Mysteriöse Todesfälle im Nürnberger „Haus Frankenland“ / Städtische Heimaufsicht blieb untätig  ■  Aus Nürnberg Bernd Siegler

Wegen des Verdachts der fahrlässigen Tötung und fahrlässigen Körperverletzung in mehreren Fällen ermittelt jetzt die Mordkommission gegen den Leiter des Nürnberger Altenheimes „Haus Frankenland“, Gerd Fink.

Ende April war eine 75jährige Bewohnerin des 240 -Bettenheimes gestorben. Sie soll ein falsches Medikament erhalten haben. Zur gleichen Zeit war ein 70jähriger Insasse an Austrocknung gestorben, weil er zu wenig zu trinken bekommen hatte.

Zwei Wochen später hatte sich ein 66jähriger Mann bei einem Fenstersturz schwer verletzt. Und nach Verabreichung eines Medikaments, das Atemdepressionen verursachen kann, war schließlich Anfang Juni ein Bewohner gestorben.

Inzwischen hat der Nürnberger SPD-Oberbürgermeister Schönlein angeordnet, daß gegen den Heimleiter des „Hauses Frankenlands“ das Verfahren zum Entzug der Betriebserlaubnis eingeleitet wird.

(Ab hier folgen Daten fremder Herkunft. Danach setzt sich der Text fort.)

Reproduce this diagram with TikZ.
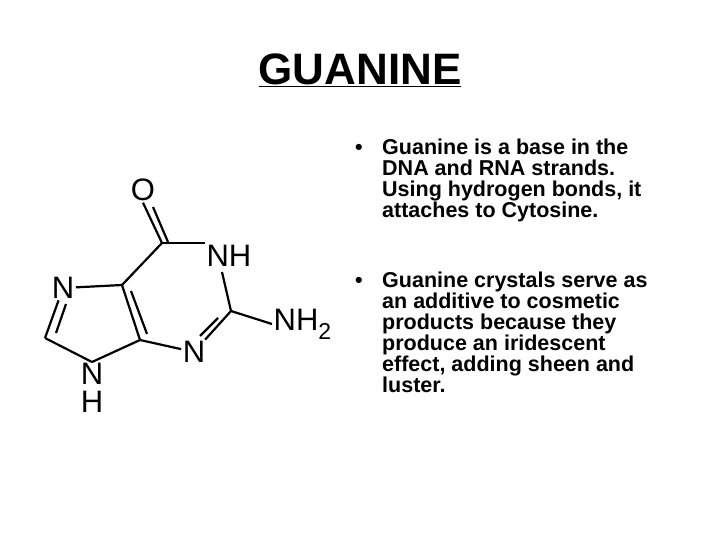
\documentclass[tikz,border=0pt]{standalone}
\usepackage{fontspec}
\setmainfont{Liberation Sans}
\begin{document}
\begin{tikzpicture}[x=1pt,y=-1pt,
  atom/.style={inner sep=1.5pt,font=\fontsize{31}{31}\selectfont},
  bond/.style={line width=2.2pt},
  bul/.style={anchor=north west,align=left,font=\fontsize{21.5}{21}\selectfont\bfseries,inner sep=0pt}]
\useasboundingbox (0,0) rectangle (720,540);
\node[font=\fontsize{44}{44}\selectfont\bfseries] (title) at (360,70) {\underline{GUANINE}};
\node[bul] (b1) at (355,139) {\makebox[27pt][l]{\textbullet}Guanine is a base in the\\\hspace{27pt}DNA and RNA strands.\\\hspace{27pt}Using hydrogen bonds, it\\\hspace{27pt}attaches to Cytosine.};
\node[bul] (b2) at (355,272) {\makebox[27pt][l]{\textbullet}Guanine crystals serve as\\\hspace{27pt}an additive to cosmetic\\\hspace{27pt}products because they\\\hspace{27pt}produce an iridescent\\\hspace{27pt}effect, adding sheen and\\\hspace{27pt}luster.};
% atoms
\node[atom] (O) at (143,190) {O};
\coordinate (C6) at (162,243);
\node[atom] (N1) at (229,256) {NH};
\coordinate (C2) at (231,311);
\node[atom,anchor=west] (NH2) at (272,324) {NH\raisebox{-0.3em}{\fontsize{23}{23}\selectfont 2}};
\node[atom] (N3) at (194,352) {N};
\coordinate (C4) at (140,340);
\coordinate (C5) at (122,285);
\node[atom] (N7) at (63,288) {N};
\coordinate (C8) at (45,338);
\node[atom,align=center,font=\fontsize{31}{28}\selectfont] (N9) at (92,388) {N\\H};
\coordinate (N1b) at (222,272);
\coordinate (N9t) at (92,362);
% inner lines of double bonds
\coordinate (o1) at (153,207); \coordinate (o2) at (168,242);
\coordinate (d1) at (131,291); \coordinate (d2) at (147,334);
\coordinate (e1) at (218,318); \coordinate (e2) at (200,336);
\coordinate (f1) at (66,304); \coordinate (f2) at (56,333);
% bonds
\draw[bond] (C6) -- (O.south);
\draw[bond] (o2) -- (o1);
\draw[bond] (C6) -- (N1.west |- C6);
\draw[bond] (N1b) -- (C2);
\draw[bond] (C2) -- (N3);
\draw[bond] (e1) -- (e2);
\draw[bond] (C2) -- (NH2.west);
\draw[bond] (N3) -- (C4);
\draw[bond] (C4) -- (C5);
\draw[bond] (d1) -- (d2);
\draw[bond] (C5) -- (C6);
\draw[bond] (C5) -- (N7);
\draw[bond] (N7) -- (C8);
\draw[bond] (f1) -- (f2);
\draw[bond] (C8) -- (N9t);
\draw[bond] (N9t) -- (C4);
\end{tikzpicture}
\end{document}
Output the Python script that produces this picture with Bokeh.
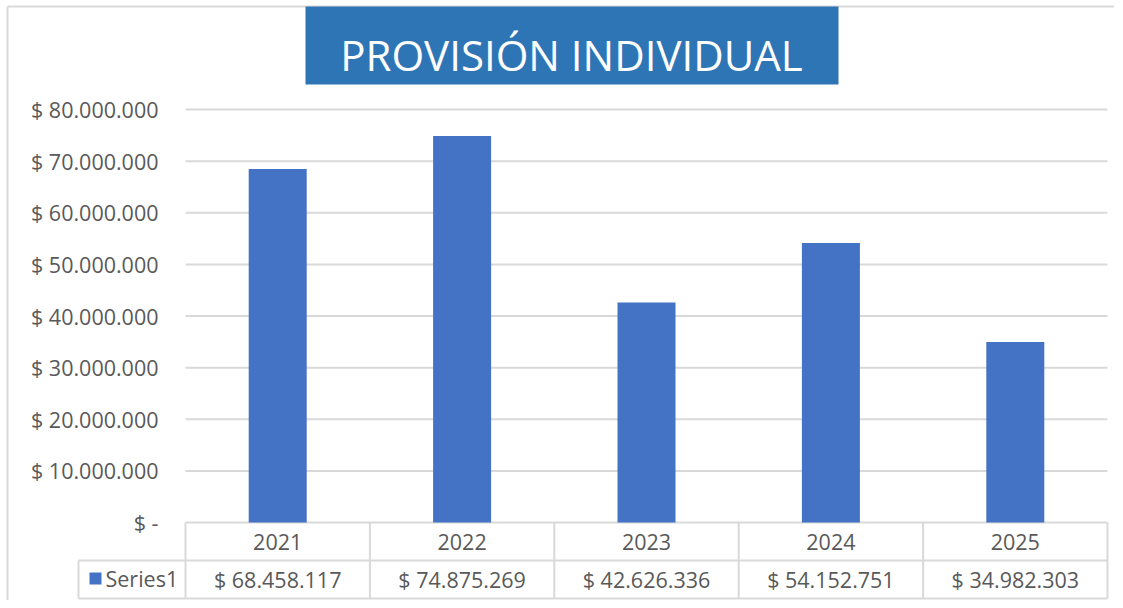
from bokeh.plotting import figure
from bokeh.models import Range1d
from bokeh.core.properties import value
from bokeh.embed import file_html
from bokeh.resources import INLINE

# ---------------- data ----------------
title_text = "PROVISIÓN INDIVIDUAL"
series_name = "Series1"
years = ["2021", "2022", "2023", "2024", "2025"]
values = [68458117, 74875269, 42626336, 54152751, 34982303]
value_labels = ["$ 68.458.117", "$ 74.875.269", "$ 42.626.336", "$ 54.152.751", "$ 34.982.303"]
y_ticks = [0, 10000000, 20000000, 30000000, 40000000, 50000000, 60000000, 70000000, 80000000]
y_tick_labels = ["$ -", "$ 10.000.000", "$ 20.000.000", "$ 30.000.000", "$ 40.000.000",
                 "$ 50.000.000", "$ 60.000.000", "$ 70.000.000", "$ 80.000.000"]

# ---------------- layout (picture pixels) ----------------
ORIGIN = 0          # canvas origin observed in the picture
W, H = 1114, 600
plot_left_px, plot_right_px = 185, 1107
zero_px, top_px = 522, 109
ncat = len(years)
xs = (plot_right_px - plot_left_px) / ncat       # px per category
ys = (zero_px - top_px) / y_ticks[-1]             # px per unit


def px_x(px):
    return (px - plot_left_px) / xs


def px_y(py):
    return (zero_px - py) / ys


BAR = "#4472C4"
TITLE_BG = "#2E75B6"
GRID = "#D9D9D9"
TXT = "#595959"
FONT = value("Open Sans")
FS = "21.5px"

p = figure(width=W, height=H, output_backend="svg", toolbar_location=None,
           x_range=Range1d(px_x(ORIGIN), px_x(ORIGIN + W)),
           y_range=Range1d(px_y(ORIGIN + H), px_y(ORIGIN)),
           min_border=0)
p.axis.visible = False
p.grid.visible = False
p.outline_line_color = None
p.background_fill_color = "white"
p.border_fill_color = "white"

centers = [i + 0.5 for i in range(ncat)]

# chart-area border (left, top)
p.segment(x0=[px_x(7), px_x(7)], y0=[px_y(6), px_y(6)],
          x1=[px_x(7), px_x(W)], y1=[px_y(H), px_y(6)],
          line_color=GRID, line_width=2)

# gridlines
p.segment(x0=[0] * len(y_ticks), x1=[ncat] * len(y_ticks), y0=y_ticks, y1=y_ticks,
          line_color=GRID, line_width=2)

# bars
p.vbar(x=centers, top=values, bottom=0, width=58 / xs, fill_color=BAR, line_color=None)

# y tick labels
p.text(x=[0] * len(y_ticks), y=y_ticks, text=y_tick_labels, x_offset=-27,
       text_align="right", text_baseline="middle", text_font=FONT,
       text_font_size=FS, text_color=TXT)

# data table
row1_bottom = px_y(560)
row2_bottom = px_y(598)
legend_left = px_x(78)
p.segment(x0=[legend_left, legend_left], x1=[ncat, ncat], y0=[row1_bottom, row2_bottom],
          y1=[row1_bottom, row2_bottom], line_color=GRID, line_width=2)
p.segment(x0=list(range(ncat + 1)), x1=list(range(ncat + 1)), y0=[0] * (ncat + 1),
          y1=[row2_bottom] * (ncat + 1), line_color=GRID, line_width=2)
p.segment(x0=[legend_left], x1=[legend_left], y0=[row1_bottom], y1=[row2_bottom],
          line_color=GRID, line_width=2)

p.text(x=centers, y=[row1_bottom / 2] * ncat, text=years, text_align="center",
       text_baseline="middle", text_font=FONT, text_font_size=FS, text_color=TXT)
p.text(x=centers, y=[(row1_bottom + row2_bottom) / 2] * ncat, text=value_labels,
       text_align="center", text_baseline="middle", text_font=FONT,
       text_font_size=FS, text_color=TXT)

# legend key
p.scatter(x=[px_x(95)], y=[px_y(578)], marker="square", size=12, fill_color=BAR,
          line_color=None)
p.text(x=[px_x(105)], y=[px_y(578)], text=[series_name], text_align="left",
       text_baseline="middle", text_font=FONT, text_font_size=FS, text_color=TXT)

# title box
p.quad(left=[px_x(305)], right=[px_x(838)], top=[px_y(6)], bottom=[px_y(84)],
       fill_color=TITLE_BG, line_color=None)
p.text(x=[px_x(571)], y=[px_y(54)], text=[title_text], text_align="center",
       text_baseline="middle", text_font=FONT, text_font_size="42px",
       text_color="white")

open("out.html", "w").write(file_html(p, INLINE))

Seit Monaten sorgt das private Altenheim für Schlagzeilen. Bewohner, Pflegekräfte und Ärzte hatten immer wieder schwerwiegende Vorwürfe gegen den Heimleiter erhoben. Danach arbeitet dort zu wenig und vor allem unqualifiziertes Personal, die Ausstattung der Zimmer entspreche nicht dem Heimgesetz, und notwendige medizinische Maßnahmen sowie Diätkost seien aus Sparsamkeitsgründen unterblieben. Schon im Februar hatten fünf Pflegekräfte zu Protokoll gegeben, daß „eine Versorgung der Bewohner, wie es das Gesetz und die Menschlichkeit vorschreiben, in diesem Haus nicht mehr gewährleistet“ sei. Die Heimleitung reagierte auf diese Kritik mit fristlosen Kündigungen.

Obwohl eine Vielzahl von HeimbewohnerInnen und vier im Heim tätige Ärzte diese Vorwürfe konkretisierten, blieb das als Heimaufsicht zuständige Ordnungsamt der Stadt Nürnberg untätig. Amtschef Hubertus Nerlich sprach von „nicht beweisbaren Einzelfällen“, es gebe „keine Grundlage zum Eingreifen“. Zu der Zeit ermittelte bereits die Staatsanwaltschaft unter anderem wegen fahrlässiger Tötung, Betrug und Unterschlagung. Noch am Dienstag erklärte allerdings Nerlich, daß man von einer Rücknahme der Betriebserlaubnis noch weit entfernt sei.